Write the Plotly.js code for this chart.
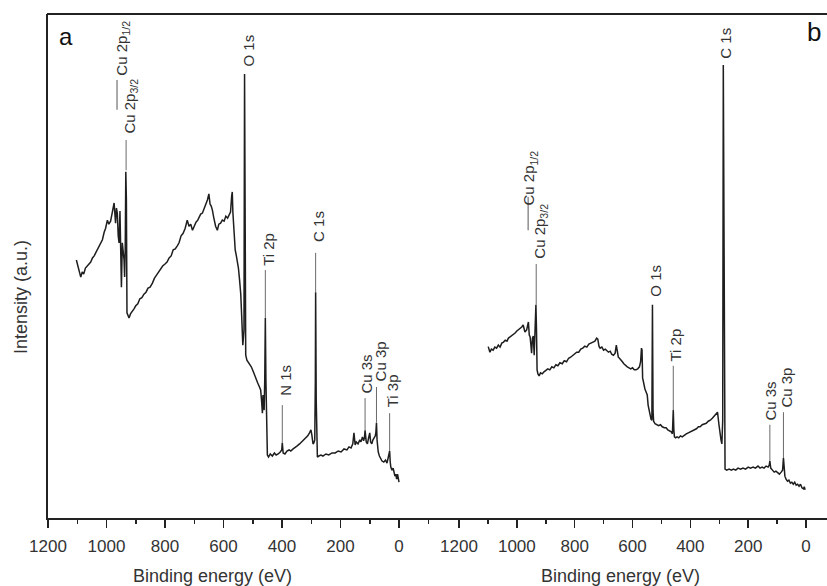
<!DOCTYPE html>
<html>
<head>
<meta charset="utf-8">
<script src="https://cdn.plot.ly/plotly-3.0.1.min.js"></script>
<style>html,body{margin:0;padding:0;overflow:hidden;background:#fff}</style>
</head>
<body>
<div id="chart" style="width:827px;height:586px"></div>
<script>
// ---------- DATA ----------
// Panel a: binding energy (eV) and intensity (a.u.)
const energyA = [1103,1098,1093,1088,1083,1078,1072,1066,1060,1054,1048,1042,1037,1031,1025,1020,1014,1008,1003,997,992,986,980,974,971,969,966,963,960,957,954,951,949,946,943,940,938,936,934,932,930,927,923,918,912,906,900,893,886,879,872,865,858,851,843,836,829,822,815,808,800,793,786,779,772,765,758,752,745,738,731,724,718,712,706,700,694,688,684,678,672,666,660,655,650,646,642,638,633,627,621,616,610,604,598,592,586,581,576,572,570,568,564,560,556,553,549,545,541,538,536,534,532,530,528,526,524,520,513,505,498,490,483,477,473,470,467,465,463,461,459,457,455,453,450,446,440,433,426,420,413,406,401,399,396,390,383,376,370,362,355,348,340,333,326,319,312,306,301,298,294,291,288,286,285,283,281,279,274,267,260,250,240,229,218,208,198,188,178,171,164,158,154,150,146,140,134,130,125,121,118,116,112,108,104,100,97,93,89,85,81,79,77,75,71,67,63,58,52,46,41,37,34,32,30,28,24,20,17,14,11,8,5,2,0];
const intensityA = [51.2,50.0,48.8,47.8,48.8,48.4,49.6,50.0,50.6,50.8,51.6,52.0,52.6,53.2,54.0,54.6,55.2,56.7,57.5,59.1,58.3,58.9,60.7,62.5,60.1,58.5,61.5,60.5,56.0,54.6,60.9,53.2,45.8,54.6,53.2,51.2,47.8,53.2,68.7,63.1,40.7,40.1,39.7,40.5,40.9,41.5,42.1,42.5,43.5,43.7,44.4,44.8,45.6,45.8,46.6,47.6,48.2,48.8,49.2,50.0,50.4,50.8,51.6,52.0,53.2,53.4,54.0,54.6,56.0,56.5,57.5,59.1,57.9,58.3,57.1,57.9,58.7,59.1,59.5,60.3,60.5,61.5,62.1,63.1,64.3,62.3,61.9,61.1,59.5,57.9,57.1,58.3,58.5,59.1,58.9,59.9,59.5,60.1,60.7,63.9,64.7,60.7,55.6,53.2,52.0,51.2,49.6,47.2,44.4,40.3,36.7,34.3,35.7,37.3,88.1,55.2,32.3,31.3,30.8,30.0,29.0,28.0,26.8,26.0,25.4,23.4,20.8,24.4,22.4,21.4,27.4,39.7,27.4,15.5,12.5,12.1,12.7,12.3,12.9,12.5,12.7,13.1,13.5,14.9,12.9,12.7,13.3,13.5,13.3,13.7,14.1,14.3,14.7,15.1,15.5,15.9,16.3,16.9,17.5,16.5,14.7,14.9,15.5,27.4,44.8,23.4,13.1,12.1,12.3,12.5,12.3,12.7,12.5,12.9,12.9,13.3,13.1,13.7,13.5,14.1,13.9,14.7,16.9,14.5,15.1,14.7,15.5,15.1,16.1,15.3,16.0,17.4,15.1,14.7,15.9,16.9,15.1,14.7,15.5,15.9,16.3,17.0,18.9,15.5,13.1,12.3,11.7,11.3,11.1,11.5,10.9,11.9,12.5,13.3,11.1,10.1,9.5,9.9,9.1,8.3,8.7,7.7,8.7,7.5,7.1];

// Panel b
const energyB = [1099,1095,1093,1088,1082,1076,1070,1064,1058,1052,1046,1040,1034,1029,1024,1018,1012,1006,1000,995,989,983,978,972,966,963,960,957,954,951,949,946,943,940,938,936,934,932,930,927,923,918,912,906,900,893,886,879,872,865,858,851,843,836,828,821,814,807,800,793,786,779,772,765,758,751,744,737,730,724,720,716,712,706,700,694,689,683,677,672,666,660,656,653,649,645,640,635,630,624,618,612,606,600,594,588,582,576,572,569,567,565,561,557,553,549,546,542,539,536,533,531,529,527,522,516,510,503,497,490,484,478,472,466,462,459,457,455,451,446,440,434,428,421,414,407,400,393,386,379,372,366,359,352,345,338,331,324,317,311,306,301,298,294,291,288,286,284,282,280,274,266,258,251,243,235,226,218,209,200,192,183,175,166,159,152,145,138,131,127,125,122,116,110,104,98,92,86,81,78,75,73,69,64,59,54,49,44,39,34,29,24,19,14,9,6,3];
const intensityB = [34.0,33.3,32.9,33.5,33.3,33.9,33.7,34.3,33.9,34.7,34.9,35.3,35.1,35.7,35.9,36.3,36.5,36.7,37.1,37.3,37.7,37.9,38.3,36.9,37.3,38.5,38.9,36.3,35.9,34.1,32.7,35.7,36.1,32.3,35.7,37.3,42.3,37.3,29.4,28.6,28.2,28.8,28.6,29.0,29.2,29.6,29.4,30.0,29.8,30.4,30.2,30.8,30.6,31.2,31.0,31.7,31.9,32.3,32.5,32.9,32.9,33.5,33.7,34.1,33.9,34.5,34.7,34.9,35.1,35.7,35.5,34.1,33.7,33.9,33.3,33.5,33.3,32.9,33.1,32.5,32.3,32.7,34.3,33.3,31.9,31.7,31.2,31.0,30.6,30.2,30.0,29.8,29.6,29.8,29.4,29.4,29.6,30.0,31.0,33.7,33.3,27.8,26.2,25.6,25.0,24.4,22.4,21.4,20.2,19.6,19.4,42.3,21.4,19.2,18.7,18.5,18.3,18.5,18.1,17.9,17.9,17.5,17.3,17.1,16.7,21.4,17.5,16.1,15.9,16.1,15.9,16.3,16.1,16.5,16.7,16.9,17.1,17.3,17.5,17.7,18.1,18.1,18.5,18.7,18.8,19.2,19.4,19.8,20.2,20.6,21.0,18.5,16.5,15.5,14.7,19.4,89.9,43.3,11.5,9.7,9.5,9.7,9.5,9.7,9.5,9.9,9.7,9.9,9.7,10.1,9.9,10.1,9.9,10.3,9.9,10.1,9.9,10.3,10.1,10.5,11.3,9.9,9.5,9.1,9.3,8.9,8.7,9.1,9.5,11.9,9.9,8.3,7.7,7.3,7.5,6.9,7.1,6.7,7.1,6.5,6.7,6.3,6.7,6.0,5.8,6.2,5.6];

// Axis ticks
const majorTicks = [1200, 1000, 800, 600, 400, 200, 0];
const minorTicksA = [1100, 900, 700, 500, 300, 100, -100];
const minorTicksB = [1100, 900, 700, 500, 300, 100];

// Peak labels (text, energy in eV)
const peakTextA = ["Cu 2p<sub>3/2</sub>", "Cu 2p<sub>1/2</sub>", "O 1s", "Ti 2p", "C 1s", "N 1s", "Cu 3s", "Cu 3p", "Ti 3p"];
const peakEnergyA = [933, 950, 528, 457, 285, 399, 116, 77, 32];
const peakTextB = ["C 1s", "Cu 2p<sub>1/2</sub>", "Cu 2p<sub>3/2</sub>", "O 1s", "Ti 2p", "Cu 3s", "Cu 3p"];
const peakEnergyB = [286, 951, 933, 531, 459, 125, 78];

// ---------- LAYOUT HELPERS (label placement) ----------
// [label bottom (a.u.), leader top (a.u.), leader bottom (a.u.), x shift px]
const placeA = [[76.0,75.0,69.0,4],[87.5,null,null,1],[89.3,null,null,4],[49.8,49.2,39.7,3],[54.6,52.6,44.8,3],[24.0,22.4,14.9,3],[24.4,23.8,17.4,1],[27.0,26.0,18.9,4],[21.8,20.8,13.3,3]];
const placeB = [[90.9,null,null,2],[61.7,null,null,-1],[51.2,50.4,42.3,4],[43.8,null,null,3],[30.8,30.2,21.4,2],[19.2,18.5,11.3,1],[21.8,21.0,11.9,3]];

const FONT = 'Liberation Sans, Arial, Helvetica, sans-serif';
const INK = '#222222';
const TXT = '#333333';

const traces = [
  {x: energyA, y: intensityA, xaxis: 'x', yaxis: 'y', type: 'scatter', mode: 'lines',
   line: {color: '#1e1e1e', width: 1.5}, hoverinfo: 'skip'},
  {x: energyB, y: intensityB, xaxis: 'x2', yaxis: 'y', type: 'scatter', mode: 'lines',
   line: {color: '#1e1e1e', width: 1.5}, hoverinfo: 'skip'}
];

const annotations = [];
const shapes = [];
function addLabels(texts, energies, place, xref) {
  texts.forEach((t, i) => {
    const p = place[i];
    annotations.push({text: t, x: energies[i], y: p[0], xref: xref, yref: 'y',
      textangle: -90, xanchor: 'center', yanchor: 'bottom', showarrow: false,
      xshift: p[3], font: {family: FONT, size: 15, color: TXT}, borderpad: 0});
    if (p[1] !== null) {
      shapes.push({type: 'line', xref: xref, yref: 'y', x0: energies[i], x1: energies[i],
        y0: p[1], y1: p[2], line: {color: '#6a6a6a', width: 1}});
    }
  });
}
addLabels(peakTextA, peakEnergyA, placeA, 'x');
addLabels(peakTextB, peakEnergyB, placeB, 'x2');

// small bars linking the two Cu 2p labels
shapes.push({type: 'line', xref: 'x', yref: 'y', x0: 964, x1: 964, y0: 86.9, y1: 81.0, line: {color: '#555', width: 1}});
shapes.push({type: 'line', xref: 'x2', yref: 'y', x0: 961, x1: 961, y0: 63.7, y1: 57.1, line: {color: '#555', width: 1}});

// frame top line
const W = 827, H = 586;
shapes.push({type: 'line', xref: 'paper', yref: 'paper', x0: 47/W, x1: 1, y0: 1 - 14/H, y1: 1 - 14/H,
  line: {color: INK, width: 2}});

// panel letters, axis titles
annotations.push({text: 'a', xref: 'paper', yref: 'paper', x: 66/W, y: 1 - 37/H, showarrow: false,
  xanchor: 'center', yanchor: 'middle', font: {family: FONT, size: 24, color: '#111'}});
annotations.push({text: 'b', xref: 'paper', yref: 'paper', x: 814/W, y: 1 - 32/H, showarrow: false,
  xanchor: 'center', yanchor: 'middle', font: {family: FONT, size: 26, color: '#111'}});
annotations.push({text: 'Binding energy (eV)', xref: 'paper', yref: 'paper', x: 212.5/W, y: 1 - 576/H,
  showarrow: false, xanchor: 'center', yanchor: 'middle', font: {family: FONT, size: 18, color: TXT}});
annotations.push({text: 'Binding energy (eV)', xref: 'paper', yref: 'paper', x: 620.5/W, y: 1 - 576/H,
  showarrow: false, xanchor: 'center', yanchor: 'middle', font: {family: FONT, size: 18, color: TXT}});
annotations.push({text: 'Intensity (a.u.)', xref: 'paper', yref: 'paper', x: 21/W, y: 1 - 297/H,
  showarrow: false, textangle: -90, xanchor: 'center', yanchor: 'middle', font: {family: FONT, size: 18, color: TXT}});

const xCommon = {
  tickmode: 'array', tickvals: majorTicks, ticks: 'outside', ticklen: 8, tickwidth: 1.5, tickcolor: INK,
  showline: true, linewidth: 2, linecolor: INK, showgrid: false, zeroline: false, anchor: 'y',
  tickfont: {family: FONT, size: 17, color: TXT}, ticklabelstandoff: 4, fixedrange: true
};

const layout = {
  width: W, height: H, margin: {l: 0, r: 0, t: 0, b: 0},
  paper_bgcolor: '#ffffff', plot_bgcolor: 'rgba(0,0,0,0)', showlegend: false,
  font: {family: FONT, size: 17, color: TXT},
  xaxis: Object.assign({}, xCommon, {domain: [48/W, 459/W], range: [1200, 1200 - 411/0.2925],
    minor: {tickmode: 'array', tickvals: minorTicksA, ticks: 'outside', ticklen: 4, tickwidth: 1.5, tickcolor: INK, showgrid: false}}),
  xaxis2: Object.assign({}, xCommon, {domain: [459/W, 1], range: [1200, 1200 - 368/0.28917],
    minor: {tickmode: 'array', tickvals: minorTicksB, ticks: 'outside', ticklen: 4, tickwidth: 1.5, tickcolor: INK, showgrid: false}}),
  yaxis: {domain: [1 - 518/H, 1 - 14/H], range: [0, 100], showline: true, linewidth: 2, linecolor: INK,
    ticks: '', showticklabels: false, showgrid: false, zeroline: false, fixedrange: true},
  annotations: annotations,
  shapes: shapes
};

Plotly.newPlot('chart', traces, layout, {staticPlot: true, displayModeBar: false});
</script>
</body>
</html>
┄┄┄┄┄┄┄┄┄┄
Objective
Give only the number of lines in the material above that hold the word "chart".

Exercise solution
3